Two factors underpin this dominance. The first is technological leadership. The United States has become synonymous with transformative technologies — from artificial intelligence to cloud computing and semiconductors — and with platform companies capable of scaling globally. The second factor is institutional: historically, U.S. capital markets have operated within a predictable, enforceable and impartial legal and regulatory environment, reflected in market openness, exchange depth and judicial authority.

When those institutional pillars show signs of strain, however, the implications can be significant. Market behavior this year offered an early warning. Following the administration’s April tariff announcement, U.S. markets experienced a simultaneous deterioration across equities, bonds and the dollar — a “triple alarm” reminiscent of the 1970s, when economic instability, political turmoil and an energy shock coincided.

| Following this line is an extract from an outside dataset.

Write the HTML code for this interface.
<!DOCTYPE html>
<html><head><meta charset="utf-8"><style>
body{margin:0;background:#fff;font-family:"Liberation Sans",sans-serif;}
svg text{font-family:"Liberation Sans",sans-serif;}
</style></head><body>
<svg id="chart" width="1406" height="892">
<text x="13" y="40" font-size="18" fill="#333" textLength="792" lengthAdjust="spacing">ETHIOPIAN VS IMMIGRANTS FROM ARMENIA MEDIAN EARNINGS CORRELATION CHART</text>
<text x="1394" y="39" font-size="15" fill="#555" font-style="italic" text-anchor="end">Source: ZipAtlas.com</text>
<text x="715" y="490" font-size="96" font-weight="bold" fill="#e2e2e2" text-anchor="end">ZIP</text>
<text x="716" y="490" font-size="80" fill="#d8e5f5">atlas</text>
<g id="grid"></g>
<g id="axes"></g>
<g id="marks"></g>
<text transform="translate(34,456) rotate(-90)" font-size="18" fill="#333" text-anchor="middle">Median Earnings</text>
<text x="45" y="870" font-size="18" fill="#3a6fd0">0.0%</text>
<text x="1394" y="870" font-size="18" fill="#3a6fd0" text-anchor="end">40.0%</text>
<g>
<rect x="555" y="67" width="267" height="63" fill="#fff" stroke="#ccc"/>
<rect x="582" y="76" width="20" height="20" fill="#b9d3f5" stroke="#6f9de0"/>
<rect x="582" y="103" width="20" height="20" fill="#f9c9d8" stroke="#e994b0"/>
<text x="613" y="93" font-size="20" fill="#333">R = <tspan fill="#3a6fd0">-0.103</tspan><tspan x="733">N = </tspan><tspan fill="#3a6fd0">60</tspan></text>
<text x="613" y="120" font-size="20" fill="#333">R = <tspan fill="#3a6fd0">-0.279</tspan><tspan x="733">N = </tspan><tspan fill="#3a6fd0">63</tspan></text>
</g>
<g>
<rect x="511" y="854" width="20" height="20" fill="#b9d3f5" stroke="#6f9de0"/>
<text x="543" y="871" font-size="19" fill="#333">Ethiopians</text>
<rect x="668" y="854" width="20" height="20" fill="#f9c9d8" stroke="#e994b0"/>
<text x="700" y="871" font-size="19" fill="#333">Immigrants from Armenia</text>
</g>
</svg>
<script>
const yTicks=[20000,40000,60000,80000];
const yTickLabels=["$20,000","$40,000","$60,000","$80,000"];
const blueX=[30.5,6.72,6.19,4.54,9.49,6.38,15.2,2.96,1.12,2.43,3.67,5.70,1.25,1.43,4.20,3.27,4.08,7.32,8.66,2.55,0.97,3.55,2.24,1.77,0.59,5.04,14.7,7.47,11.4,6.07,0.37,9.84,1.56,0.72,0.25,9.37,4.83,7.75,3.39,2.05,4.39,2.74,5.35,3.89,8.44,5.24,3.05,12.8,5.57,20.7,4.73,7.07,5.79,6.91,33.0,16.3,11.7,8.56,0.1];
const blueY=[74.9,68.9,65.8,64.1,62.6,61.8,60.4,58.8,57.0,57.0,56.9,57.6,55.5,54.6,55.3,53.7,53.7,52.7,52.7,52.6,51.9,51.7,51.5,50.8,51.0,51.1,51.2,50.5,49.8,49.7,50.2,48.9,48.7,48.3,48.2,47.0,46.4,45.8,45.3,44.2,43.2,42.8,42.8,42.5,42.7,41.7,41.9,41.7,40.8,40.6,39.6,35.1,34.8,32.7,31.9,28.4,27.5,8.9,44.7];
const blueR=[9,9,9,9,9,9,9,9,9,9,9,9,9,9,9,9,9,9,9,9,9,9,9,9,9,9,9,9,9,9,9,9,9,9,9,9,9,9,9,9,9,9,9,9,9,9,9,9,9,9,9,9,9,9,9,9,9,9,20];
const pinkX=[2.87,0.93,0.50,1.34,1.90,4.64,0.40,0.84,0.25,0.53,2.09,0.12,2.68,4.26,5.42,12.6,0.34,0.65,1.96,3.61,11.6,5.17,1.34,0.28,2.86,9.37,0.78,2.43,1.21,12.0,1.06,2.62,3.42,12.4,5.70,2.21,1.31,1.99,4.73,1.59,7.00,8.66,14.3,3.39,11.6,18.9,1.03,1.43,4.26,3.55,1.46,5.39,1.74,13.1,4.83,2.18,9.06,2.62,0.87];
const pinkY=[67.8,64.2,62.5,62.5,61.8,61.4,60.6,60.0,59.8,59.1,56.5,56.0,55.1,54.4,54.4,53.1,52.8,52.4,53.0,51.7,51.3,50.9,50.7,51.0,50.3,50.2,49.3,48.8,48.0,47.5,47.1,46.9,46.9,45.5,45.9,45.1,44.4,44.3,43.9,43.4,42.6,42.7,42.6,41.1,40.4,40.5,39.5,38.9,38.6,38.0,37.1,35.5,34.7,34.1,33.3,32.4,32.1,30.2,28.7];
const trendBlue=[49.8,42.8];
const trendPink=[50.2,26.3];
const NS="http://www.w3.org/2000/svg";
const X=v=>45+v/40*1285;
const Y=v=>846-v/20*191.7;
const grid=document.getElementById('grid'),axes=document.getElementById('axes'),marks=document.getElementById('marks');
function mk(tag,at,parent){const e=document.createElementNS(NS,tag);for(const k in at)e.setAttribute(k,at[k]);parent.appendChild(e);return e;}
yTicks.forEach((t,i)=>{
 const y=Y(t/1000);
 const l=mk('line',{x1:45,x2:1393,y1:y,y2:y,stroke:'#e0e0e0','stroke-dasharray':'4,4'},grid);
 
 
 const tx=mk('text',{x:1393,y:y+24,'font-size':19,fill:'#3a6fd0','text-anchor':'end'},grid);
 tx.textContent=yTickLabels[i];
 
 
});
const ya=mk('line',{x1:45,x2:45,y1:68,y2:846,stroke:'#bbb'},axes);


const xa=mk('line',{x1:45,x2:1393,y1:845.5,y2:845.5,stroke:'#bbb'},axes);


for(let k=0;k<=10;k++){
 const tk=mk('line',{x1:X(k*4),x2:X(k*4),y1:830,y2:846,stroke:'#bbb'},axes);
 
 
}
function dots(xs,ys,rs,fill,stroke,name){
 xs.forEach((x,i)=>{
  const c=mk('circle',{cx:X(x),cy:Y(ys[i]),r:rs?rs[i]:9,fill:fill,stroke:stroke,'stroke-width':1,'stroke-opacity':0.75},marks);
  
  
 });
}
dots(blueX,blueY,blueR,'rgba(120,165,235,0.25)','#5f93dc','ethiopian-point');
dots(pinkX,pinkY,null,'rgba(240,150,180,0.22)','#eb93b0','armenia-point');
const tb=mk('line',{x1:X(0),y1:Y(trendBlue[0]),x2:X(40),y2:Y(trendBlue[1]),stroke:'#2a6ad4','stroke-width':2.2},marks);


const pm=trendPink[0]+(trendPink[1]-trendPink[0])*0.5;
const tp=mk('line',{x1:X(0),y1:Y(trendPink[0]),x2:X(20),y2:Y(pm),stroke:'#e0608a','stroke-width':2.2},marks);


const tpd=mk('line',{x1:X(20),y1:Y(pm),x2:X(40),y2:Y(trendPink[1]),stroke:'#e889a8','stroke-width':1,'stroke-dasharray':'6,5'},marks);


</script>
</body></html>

Although markets recovered by May, such episodes can presage deeper structural stress; past market calm has sometimes masked vulnerabilities that later surfaced, as seen before the 2007–08 crisis. Prudent investors therefore monitor early fissures beneath apparent stability.

A further challenge to U.S. preeminence is the shift toward fiscal dominance, in which fiscal pressures constrain monetary policy. The United States faces tangible debt dynamics: federal interest payments now exceed defense expenditures. Last year the U.S. crossed the threshold described by historian Niall Ferguson’s rule of thumb, which suggests a great power risks losing its status when debt‑service costs surpass defense spending. Other advanced economies are not immune to fiscal strain. Japan’s new leadership confronts mounting fiscal challenges and weak growth; France has cycled through multiple prime ministers since 2024 amid fiscal stress; and the U.K. faces difficult trade‑offs between unpopular tax measures and a heavy debt burden. Each of these markets contends with elevated debt and uncertain fiscal trajectories.

Against this backdrop, the United States still stands out. Despite fiscal and institutional uncertainties, capital continues to flow into U.S. markets, largely because the technology sector continues to deliver outsized returns. Technology represents roughly 35% of the MSCI USA Index, compared with about 8% in the MSCI EAFE Index covering Europe, Australasia and the Far East. Consensus estimates project long‑term per‑share earnings growth of about 15% for U.S. equities versus 11% for EAFE markets.

Technology functions as the large‑cap growth engine sustaining U.S. market leadership. Since 2009, U.S. market capitalization has expanded by approximately USD 50 trillion, with roughly 75% of that increase attributable to just 150 stocks — about 3% of all listed U.S. companies. Over the same period, per‑capita revenue among large U.S. firms roughly doubled, while comparable metrics in Europe and Japan stagnated. Many of the largest U.S. companies have sustained extraordinary growth for far longer than historical norms, challenging traditional value‑oriented investment approaches.

Institutional investors frequently express a desire to reduce U.S. exposure — not out of disbelief in corporate fundamentals, but due to concerns about the broader financial and political architecture. Yet viable alternatives remain limited, so many investors retain substantial U.S. equity positions while hedging currency risk.

The current juncture is a test of fiscal capacity, institutional resilience and the concentration of technological leadership. Investors are responding pragmatically: they continue to participate in the technology‑led upside while closely monitoring political and policy developments that could alter the risk‑return calculus.